Title: caterpillar simulation
Post by: Numsgil on April 25, 2009, 02:24:08 PM
Looks like your mutation rates are about spot on or a little low.  If they're still dying it's probably not from mutations.
Title: caterpillar simulation
Post by: Endy on April 25, 2009, 06:38:38 PM
Some of it's genes aren't all that good for evolution, like the retaliation one. Any sort of accident/mutant can cause them to start attacking each other. Most of the defensive genes could also be left out.
Title: caterpillar simulation
Post by: ikke on April 26, 2009, 01:43:44 PM
Quote from: Endy
Some of it's genes aren't all that good for evolution, like the retaliation one. Any sort of accident/mutant can cause them to start attacking each other. Most of the defensive genes could also be left out.
There are no bad genes for an evolution sim. Just see what happens in the sim.
Title: caterpillar simulation
Post by: Endy on April 29, 2009, 04:23:04 PM
It's not really that they're bad, it's just it'll make it more likely to have one bot start a chain reaction. Each bot giving tit-for-tat until they inadvertently wipe themselves out.

Poison and venom are just kind of pointless in evo sims, since they don't impact their own species.
Title: caterpillar simulation
Post by: Prsn828 on April 30, 2009, 10:13:01 AM
Quote from: Endy
It's not really that they're bad, it's just it'll make it more likely to have one bot start a chain reaction. Each bot giving tit-for-tat until they inadvertently wipe themselves out.

Poison and venom are just kind of pointless in evo sims, since they don't impact their own species.

If I may, I would like to correct you on some things.

First, a chain reaction would only occur if the mutation rates were really high, or you had really bad luck, but since the mutation rates are always pretty high, unless you want to risk an overflow error, luck has nothing to do with it, you simply can't prevent it, except by disabling point mutations.

Second, nothing is useless in an evo-sim.  Evolution has the inherent property that it will make use of anything and everything at its disposal.  Even weakness is often embraced by evolution in favor of a way to specialize.

But I do understand what you were thinking.  DB2 has a poor system for evolving things, so it is hard to understand where things go wrong.  Just remember, evolution never tries to destroy itself; that is why humans still exist
Title: caterpillar simulation
Post by: Peter on July 13, 2009, 12:55:40 PM
Interesting,  the keeping of conspec rec. is not normal in evo. sims.
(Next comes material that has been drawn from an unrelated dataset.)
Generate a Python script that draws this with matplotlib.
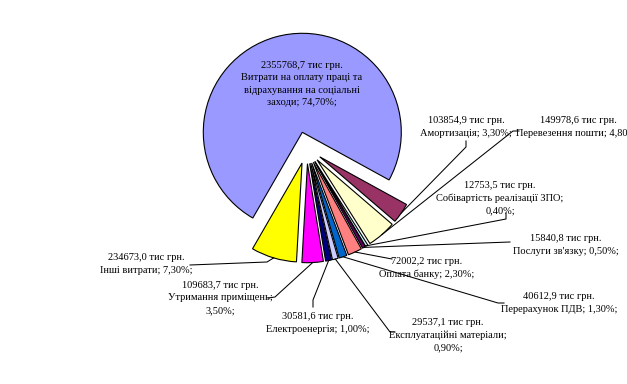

Especially after I looked back the dna of caterpillar, the conspec is a pretty specific check(comparing refkills with in6). Meaning with no cani-bots, there are 2 genes being unaffected.
Only reason I can find for that is the retaliation gene. Problem of that one is one mutated bot can start a chain and kill everything, like Endy said.
That random bot has a high change of being killed at once, due to the agressive retaliation gene. But if it survives long enough it can put up multiple bots "defending" against each other instead of the aggresor.

The stopping to retract, obvious comes from a broken tie moving gene, that isn't fixing or unfixing. I think that could be fixed(less affected by mutations) by having the multiple genes in a nifty formula in one gene instead of indepentant genes.

Tieing to everything, is a broken born and connect to original gene. Extra condition and it shouldn't happen. (unless the not always needed condition mutates out first)

Problem overall with hand-made bots. They didn't came out of a evolved bot, there are parts that can't handle mutations well, or in this case also an overreactive defence system that can't handle others mutating well.

Can you upload a sim-file, if you still got it? I'd like to see what happened.
Title: caterpillar simulation
Post by: jknilinux on July 13, 2009, 09:58:28 PM
sorry peter, I haven't been doing much DB at all lately, so I don't have it. But, I'd like to see the results other, more experienced users can do with the caterpillar. If I do get back into DB, it'll almost certainly be after at least 6 months. Good luck!